Faith and music give Raleigh native strength to remain in Ukraine during invasion

Monday, February 28, 2022
RALEIGH, N.C. (WTVD) -- Raleigh native Jurij Fedynskyj evacuated his pregnant wife and four children to the Raleigh area to stay with their grandmother as the threat of an invasion from Russia loomed, but, he chose to remain in the warzone.

"You get over the fears and the fears of the bombs and the fears of everything," Fedynskyj said via Zoom from Ukraine. "And, at some point, we have this incredible you know, faith that (Russian President Vladimir) Putin will not win, and we should not be afraid -- Putin should be afraid. He's the thief. He's the one at fault. And why should we run away from our country?"

Fedynskyj grew up in Raleigh from attending Sanderson High School and attended college for piano performance. Fedynskyj's grandparents had fled Ukraine during World War II and he always felt a calling to return to the country. At 23, Fedynskyj moved to Ukraine and has lived there for the past 23 years. He married a Ukrainian woman and has four children with a fifth on the way. The kids hold dual citizenship and it is Fedynskyj's dream they will learn English.

"My children have American passports," Fedynskyj said. "They'll be full American citizens.
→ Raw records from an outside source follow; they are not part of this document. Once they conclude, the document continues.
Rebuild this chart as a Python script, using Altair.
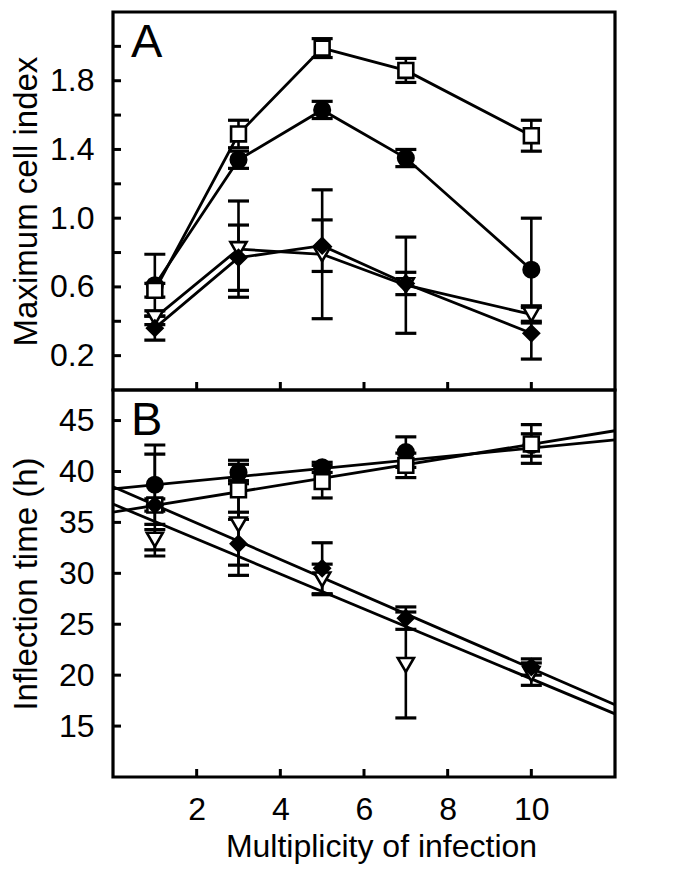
import altair as alt
import pandas as pd

# ---------------- data ----------------
moi = [1, 3, 5, 7, 10]
series = ["circle", "square", "triangle", "diamond"]

# Panel A: maximum cell index
a_circle = [0.61, 1.34, 1.63, 1.35, 0.70]
a_circle_err = [0.18, 0.05, 0.05, 0.05, 0.30]
a_square = [0.58, 1.49, 1.99, 1.86, 1.48]
a_square_err = [0.04, 0.08, 0.055, 0.07, 0.09]
a_triangle = [0.42, 0.82, 0.79, 0.61, 0.44]
a_triangle_err = [0.04, 0.28, 0.375, 0.28, 0.05]
a_diamond = [0.36, 0.77, 0.84, 0.62, 0.33]
a_diamond_err = [0.07, 0.19, 0.15, 0.065, 0.15]

# Panel B: inflection time (h)
b_circle = [38.7, 39.9, 40.4, 41.9, 42.6]
b_circle_err = [3.9, 0.8, 0.5, 1.5, 1.1]
b_square = [36.7, 38.2, 39.0, 40.6, 42.7]
b_square_err = [5.0, 2.9, 1.6, 1.2, 1.9]
b_triangle = [33.3, 34.8, 29.4, 21.0, 20.1]
b_triangle_err = [1.0, 4.0, 1.5, 5.2, 1.1]
b_diamond = [36.7, 32.9, 30.5, 25.6, 20.8]
b_diamond_err = [0.6, 3.1, 2.5, 1.1, 0.8]

# Panel B fitted lines (value at x=0 and x=12)
fit_x = [0, 12]
fit_circle = [38.3, 43.1]
fit_square = [36.0, 44.0]
fit_triangle = [36.8, 16.2]
fit_diamond = [38.5, 17.1]

# axes
x_ticks = [2, 4, 6, 8, 10]
a_ticks = [0.2, 0.4, 0.6, 0.8, 1.0, 1.2, 1.4, 1.6, 1.8, 2.0]
a_labels = [0.2, 0.6, 1.0, 1.4, 1.8]
b_ticks = [15, 20, 25, 30, 35, 40, 45]
b_labels = [15, 20, 25, 30, 35, 40, 45]

FONT = "Liberation Sans"
W = 502
HA = 378
HB = 387

shape_of = {"circle": "circle", "square": "square", "triangle": "triangle-down", "diamond": "diamond"}
fill_of = {"circle": "black", "square": "white", "triangle": "white", "diamond": "black"}
size_of = {"circle": 240, "square": 220, "triangle": 260, "diamond": 230}


def long_df(vals, errs):
    rows = []
    for s in series:
        for xv, yv, ev in zip(moi, vals[s], errs[s]):
            rows.append({"series": s, "x": xv, "y": yv, "lo": yv - ev, "hi": yv + ev})
    return pd.DataFrame(rows)


xs = alt.Scale(domain=[0, 12], nice=False, zero=False)


def build_panel(df, ydomain, yticks, ylabels, yfmt, ytitle, H, show_x, label, title_pad, fits=None):
    ys = alt.Scale(domain=ydomain, nice=False, zero=False)
    yaxis = alt.Axis(values=ylabels, format=yfmt, ticks=False, domain=False, grid=False,
                     labelFont=FONT, labelFontSize=32, labelColor="black", labelPadding=19,
                     title=ytitle, titleFont=FONT, titleFontSize=33, titleFontWeight="normal",
                     titleColor="black", titlePadding=title_pad)
    if show_x:
        xaxis = alt.Axis(values=x_ticks, format="d", ticks=False, domain=False, grid=False,
                         labelFont=FONT, labelFontSize=32, labelColor="black", labelPadding=17,
                         title="Multiplicity of infection", titleFont=FONT, titleFontSize=32,
                         titleFontWeight="normal", titleColor="black", titlePadding=6, titleX=268)
    else:
        xaxis = None

    def X(f):
        return alt.X(f, type="quantitative", scale=xs, axis=xaxis)

    def Y(f):
        return alt.Y(f, type="quantitative", scale=ys, axis=yaxis)

    base = alt.Chart(df)
    layers = []
    if fits is None:
        layers.append(base.mark_line(color="black", strokeWidth=2.8).encode(
            x=X("x"), y=Y("y"), detail="series:N", order="x:Q"))
    else:
        layers.append(alt.Chart(fits).mark_line(color="black", strokeWidth=2.8, clip=True).encode(
            x=X("x"), y=Y("y"), detail="series:N"))
    layers.append(base.mark_rule(color="black", strokeWidth=2.6).encode(
        x=X("x"), y=Y("lo"), y2="hi:Q"))
    layers.append(base.mark_tick(orient="horizontal", size=21, thickness=3.2, color="black", opacity=1).encode(
        x=X("x"), y=Y("lo")))
    layers.append(base.mark_tick(orient="horizontal", size=21, thickness=3.2, color="black", opacity=1).encode(
        x=X("x"), y=Y("hi")))
    for s in ["circle", "square", "triangle", "diamond"]:
        layers.append(alt.Chart(df[df["series"] == s]).mark_point(
            shape=shape_of[s], filled=True, fill=fill_of[s], stroke="black", strokeWidth=2.6,
            size=size_of[s], opacity=1).encode(x=X("x"), y=Y("y")))
    # inward ticks
    layers.append(alt.Chart(pd.DataFrame({"t": x_ticks})).mark_rule(color="black", strokeWidth=3).encode(
        x=X("t"), y=alt.value(H), y2=alt.value(H - 8)))
    layers.append(alt.Chart(pd.DataFrame({"t": yticks})).mark_rule(color="black", strokeWidth=3).encode(
        y=Y("t"), x=alt.value(0), x2=alt.value(8)))
    layers.append(alt.Chart(pd.DataFrame({"lab": [label]})).mark_text(
        font=FONT, fontSize=47, align="left", baseline="alphabetic", color="black").encode(
        text="lab:N", x=alt.value(18), y=alt.value(45)))
    return alt.layer(*layers).properties(width=W, height=H)


dfA = long_df({"circle": a_circle, "square": a_square, "triangle": a_triangle, "diamond": a_diamond},
              {"circle": a_circle_err, "square": a_square_err, "triangle": a_triangle_err,
               "diamond": a_diamond_err})
dfB = long_df({"circle": b_circle, "square": b_square, "triangle": b_triangle, "diamond": b_diamond},
              {"circle": b_circle_err, "square": b_square_err, "triangle": b_triangle_err,
               "diamond": b_diamond_err})
fitsB = pd.DataFrame([
    {"series": s, "x": xv, "y": yv}
    for s, vals in [("circle", fit_circle), ("square", fit_square),
                    ("triangle", fit_triangle), ("diamond", fit_diamond)]
    for xv, yv in zip(fit_x, vals)
])

panelA = build_panel(dfA, [0, 2.2], a_ticks, a_labels, ".1f", "Maximum cell index", HA, False, "A", 6.5)
panelB = build_panel(dfB, [10, 48], b_ticks, b_labels, "d", "Inflection time (h)", HB, True, "B", 15.4, fitsB)

chart = alt.vconcat(panelA, panelB, spacing=0, bounds="flush").properties(
    padding={"left": 0, "top": 2, "right": 5, "bottom": 2},
    background="white"
).configure_view(stroke="black", strokeWidth=3.2)

chart.save("out.html", embed_options={"renderer": "svg", "actions": False})
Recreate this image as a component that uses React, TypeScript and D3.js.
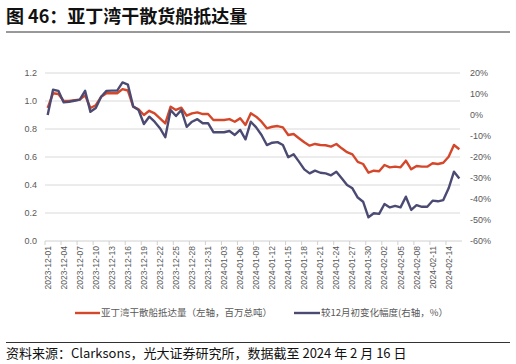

But, my children will be made for Ukraine as I was made for Ukraine."

Fedynskyj says he chose to stay in Ukraine for fear of how he would feel if the country fell.

"I can't leave my country to Putin," Fedynskyj said. "It's not part of the program. He doesn't get it. We worked too hard and invested too much."

As a trained musician, Fedynskyj has spent more than two decades working to revive and preserve traditional Ukrainian music teaching lessons, handmaking instruments, and touring. Through the invasion, he and other musicians are using music as unity playing for those in subways being used as bomb shelters.

"I'm so convinced that this is the secret to Ukraine's success," Fedynskyj said. "It's this fearless attitude, this belief in God in love and music. We're going to Kyiv without guns-not scared but have incredible confidence that can only come from the Holy Spirit when God decides its time to come home."